Le cronache di guerra da mesi sono monopolizzate dai fronti dell’Ucraina e della Striscia di Gaza, incomprensibilmente trascurando i fiumi di sangue e le inaudite barbarie sulle donne riportate da pochi media, invece, attenti al dramma del Congo. Incendi, evasioni di massa, migliaia di morti.
A Goma è scoppiata una rivolta carceraria con evasione di massa, ma prima i miliziani ribelli hanno stuprato e poi bruciato vive povere donne nell’incendio della prigione. La guerra civile nell’est della Repubblica democratica del Congo infuoca questo Paese al centro dell’Africa meridionale da tre anni, un ulteriore inspiegabile fattore che dovrebbe focalizzare l’attenzione della stampa: lo stesso Enrico Mentana, aprendo il suo TgLa7 circa una settimana fa, ha ammesso che la testata ha «colpevomente trascurato» il recente infiammarsi del conflitto.
Secondo un rapporto dell’Onu appena pubblicato, sono 2.900 i morti solo negli scontri per la conquista di Goma, mentre il conflitto, dopo la violazione di una fragilissima tregua, si sta estendendo nel sud Kivu, nell’est della Repubblica democratica del Congo.
La guerra del cobalto
Gli stupri e il rogo risalgono alla settimana scorsa ma sono emersi più chiaramente proprio mentre i ribelli del gruppo M23 – appoggiato dal confinante Ruanda con chiare mire sul possesso di terre rare e altri minerali critici indispensabili per le moderne tecnologie come cobalto e coltan – hanno smentito coi fatti un proprio annuncio di tregua umanitaria fatto martedì. «C’è stata un’evasione di massa con 4.000 detenuti fuggiti. In quella prigione c’erano anche alcune centinaia di donne. Tutte sono state stuprate, poi è stato incendiato il settore femminile. Sono tutte morte».
Questa la sintetica descrizione degli eventi risalenti alla mattina del 27 gennaio fatta da Vivian van de Perre, la vicecapo della Monusco, la Missione Onu in Congo. Molto di più, e di attendibile, per ora era difficile da apprendere dato che, nonostante la presenza di migliaia di caschi blu dell’Onu, le restrizioni imposte dai ribelli hanno impedito alle squadre di soccorso di accedere al carcere, per raccogliere prove e stabilire con certezza chi siano i responsabili della strage perpetrata nella città da oltre un milione di abitanti finita sotto il controllo dei miliziani di M23.

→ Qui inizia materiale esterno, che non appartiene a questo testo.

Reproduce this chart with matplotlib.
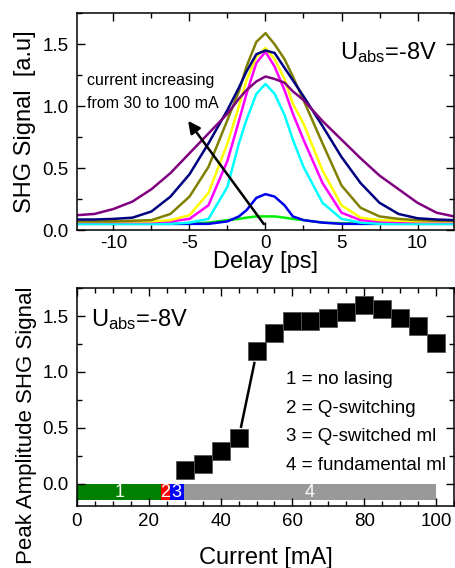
import matplotlib
matplotlib.use('Agg')
import matplotlib.pyplot as plt
from matplotlib.ticker import MultipleLocator

plt.rcParams['font.family'] = ['Liberation Sans', 'DejaVu Sans']
plt.rcParams['mathtext.fontset'] = 'custom'
plt.rcParams['mathtext.rm'] = 'Liberation Sans'
plt.rcParams['mathtext.it'] = 'Liberation Sans'
plt.rcParams['axes.unicode_minus'] = False

# top panel: SHG autocorrelation traces
delay = [-12.4, -11.25, -10, -8.75, -7.5, -6.25, -5, -3.75, -2.5, -1.75, -1.25, -0.6, 0,
         0.6, 1.25, 1.8, 2.5, 3.75, 5, 6.25, 7.5, 8.75, 10, 11.25, 12.4]
green = [0.05, 0.05, 0.05, 0.05, 0.05, 0.05, 0.05, 0.06, 0.08, 0.09, 0.10, 0.11, 0.11,
         0.11, 0.10, 0.09, 0.08, 0.06, 0.055, 0.05, 0.05, 0.05, 0.05, 0.05, 0.05]
blue = [0.05, 0.05, 0.05, 0.05, 0.05, 0.05, 0.05, 0.05, 0.07, 0.11, 0.16, 0.26, 0.29,
        0.27, 0.20, 0.11, 0.08, 0.06, 0.05, 0.05, 0.05, 0.05, 0.05, 0.05, 0.05]
cyan = [0.05, 0.05, 0.05, 0.05, 0.05, 0.05, 0.06, 0.09, 0.35, 0.70, 0.89, 1.10, 1.18,
        1.10, 0.93, 0.73, 0.51, 0.22, 0.09, 0.06, 0.05, 0.05, 0.05, 0.05, 0.05]
magenta = [0.065, 0.065, 0.065, 0.065, 0.065, 0.07, 0.09, 0.20, 0.56, 0.88, 1.10, 1.35, 1.44,
           1.32, 1.13, 0.94, 0.73, 0.38, 0.14, 0.08, 0.07, 0.065, 0.065, 0.065, 0.065]
yellow = [0.07, 0.07, 0.07, 0.07, 0.07, 0.08, 0.12, 0.30, 0.70, 1.00, 1.21, 1.40, 1.47,
          1.38, 1.22, 1.02, 0.86, 0.48, 0.20, 0.10, 0.08, 0.075, 0.07, 0.07, 0.07]
olive = [0.07, 0.07, 0.07, 0.075, 0.08, 0.13, 0.27, 0.51, 0.89, 1.12, 1.32, 1.52, 1.59,
         1.50, 1.38, 1.24, 1.05, 0.70, 0.36, 0.18, 0.11, 0.09, 0.08, 0.075, 0.075]
navy = [0.085, 0.085, 0.09, 0.10, 0.15, 0.27, 0.45, 0.70, 0.97, 1.15, 1.28, 1.42, 1.45,
        1.43, 1.31, 1.21, 1.08, 0.84, 0.59, 0.38, 0.22, 0.13, 0.095, 0.085, 0.08]
purple = [0.12, 0.13, 0.17, 0.23, 0.33, 0.46, 0.62, 0.78, 0.94, 1.06, 1.13, 1.20, 1.24,
          1.22, 1.19, 1.12, 1.05, 0.88, 0.73, 0.58, 0.44, 0.33, 0.22, 0.14, 0.11]
traces = [green, blue, cyan, magenta, yellow, olive, navy, purple]
trace_colors = ['#00ee00', '#0000ee', '#00ffff', '#ff00ff', '#ffff00', '#808000', '#000080', '#800080']

# bottom panel: peak amplitude vs current
current = [30, 35, 40, 45, 50, 55, 60, 65, 70, 75, 80, 85, 90, 95, 100]
peak = [0.12, 0.18, 0.29, 0.41, 1.19, 1.35, 1.46, 1.46, 1.48, 1.54, 1.60, 1.56, 1.48, 1.41, 1.26]
regime_edges = [0, 23.5, 25.8, 29.7, 100]
regime_labels = ['1', '2', '3', '4']
regime_colors = ['#008000', '#ff0000', '#0000ff', '#999999']
legend_lines = ['1 = no lasing', '2 = Q-switching', '3 = Q-switched ml', '4 = fundamental ml']

fig = plt.figure(figsize=(4.55, 5.68), dpi=100)
ax1 = fig.add_axes([0.1692, 0.595, 0.8286, 0.3815])
ax2 = fig.add_axes([0.1692, 0.1092, 0.8286, 0.3833])


def style_axes(ax):
    for s in ax.spines.values():
        s.set_linewidth(1.1)
    ax.tick_params(which='both', direction='in', top=True, right=True, width=1.0, labelsize=13.5)
    ax.tick_params(which='major', length=6)
    ax.tick_params(which='minor', length=3.5)
    ax.tick_params(axis='x', pad=3.5)
    ax.tick_params(axis='y', pad=6)


for y, c in zip(traces, trace_colors):
    ax1.plot(delay, y, color=c, lw=1.8)
ax1.set_xlim(-12.4, 12.4)
ax1.set_ylim(0, 1.75)
ax1.xaxis.set_major_locator(MultipleLocator(5))
ax1.xaxis.set_minor_locator(MultipleLocator(2.5))
ax1.yaxis.set_major_locator(MultipleLocator(0.5))
ax1.yaxis.set_minor_locator(MultipleLocator(0.25))
style_axes(ax1)
ax1.set_xlabel('Delay [ps]', fontsize=17, va='top')
ax1.xaxis.set_label_coords(0.5, -0.095)
ax1.set_ylabel('SHG Signal  [a.u]', fontsize=17)
ax1.yaxis.set_label_coords(-0.109, 0.5)
ax1.annotate('', xy=(-5.2, 0.90), xytext=(0, 0.03),
             arrowprops=dict(arrowstyle='-|>', color='black', lw=1.8, mutation_scale=18))
ax1.text(-11.75, 1.21, 'current increasing', fontsize=11.5, va='center', ha='left')
ax1.text(-11.75, 1.02, 'from 30 to 100 mA', fontsize=11.5, va='center', ha='left')
ax1.text(4.9, 1.43, r'U$_{\rm abs}$=-8V', fontsize=17, va='center', ha='left')

for i in range(len(regime_labels)):
    x0, x1 = regime_edges[i], regime_edges[i + 1]
    ax2.bar(x0, -0.15, width=x1 - x0, bottom=0, align='edge', color=regime_colors[i], lw=0)
    ax2.text((x0 + x1) / 2, -0.075, regime_labels[i], color='white', fontsize=13,
             ha='center', va='center')
ax2.plot([45.7, 49.4], [0.51, 1.08], color='black', lw=1.8)
ax2.plot(current, peak, 's', color='black', markersize=12.5, markeredgecolor='#555555',
         markeredgewidth=0.6, linestyle='none')
ax2.set_xlim(0, 105)
ax2.set_ylim(-0.2, 1.75)
ax2.xaxis.set_major_locator(MultipleLocator(20))
ax2.xaxis.set_minor_locator(MultipleLocator(5))
ax2.yaxis.set_major_locator(MultipleLocator(0.5))
ax2.yaxis.set_minor_locator(MultipleLocator(0.25))
style_axes(ax2)
ax2.tick_params(axis='x', pad=5)
ax2.set_xlabel('Current [mA]', fontsize=17, va='top')
ax2.xaxis.set_label_coords(0.5, -0.187)
ax2.set_ylabel('Peak Amplitude SHG Signal', fontsize=16)
ax2.yaxis.set_label_coords(-0.106, 0.37)
ax2.text(4.0, 1.47, r'U$_{\rm abs}$=-8V', fontsize=17, va='center', ha='left')
for k, line in enumerate(legend_lines):
    ax2.text(58.3, 0.93 - 0.255 * k, line, fontsize=13.5, va='center', ha='left')

fig.savefig('out.png', dpi=100)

Proprio questa settimana l’Ufficio dell’Alto Commissario delle Nazioni Unite per i Diritti Umani (Ohchr) aveva avvertito che la violenza sessuale viene usata come arma di guerra dai gruppi armati a Goma. Secondo fonti umanitarie e di sicurezza, le milizie del “Movimento del 23 marzo” (M23) e le truppe ruandesi hanno lanciato all’alba una nuova offensiva contro le forze armate congolesi conquistando la città mineraria di Nyabibwe, nella provincia del Sud Kivu. “Questa è la prova che il cessate il fuoco unilaterale, come al solito, era solo un diversivo”, un illusorio “inganno”, ha dichiarato il portavoce del governo congolese.
Tregue mai rispettate
Già una mezza dozzina di cessate il fuoco e tregue concordate tra le due parti non erano mai state rispettate in questo conflitto innescato dalla “ribellione M23” del 2012-2013 e ricominciato nel 2022 provocando migliaia di morti (almeno 900, con circa 2.880 feriti solo tra il 26 e il 30 gennaio secondo una stima Onu) e una crisi umanitaria con centinaia di migliaia di sfollati.
Per tentare di arginare la crisi, che rischia di tracimare in un conflitto regionale, il presidente congolese Felix Tshisekedi e quello ruandese Paul Kagame restano comunque attesi sabato a un vertice straordinario della Comunità degli Stati dell’Africa Orientale (Eac) e della Comunità di sviluppo dell’Africa meridionale (Sadc) a Dar es Salaam.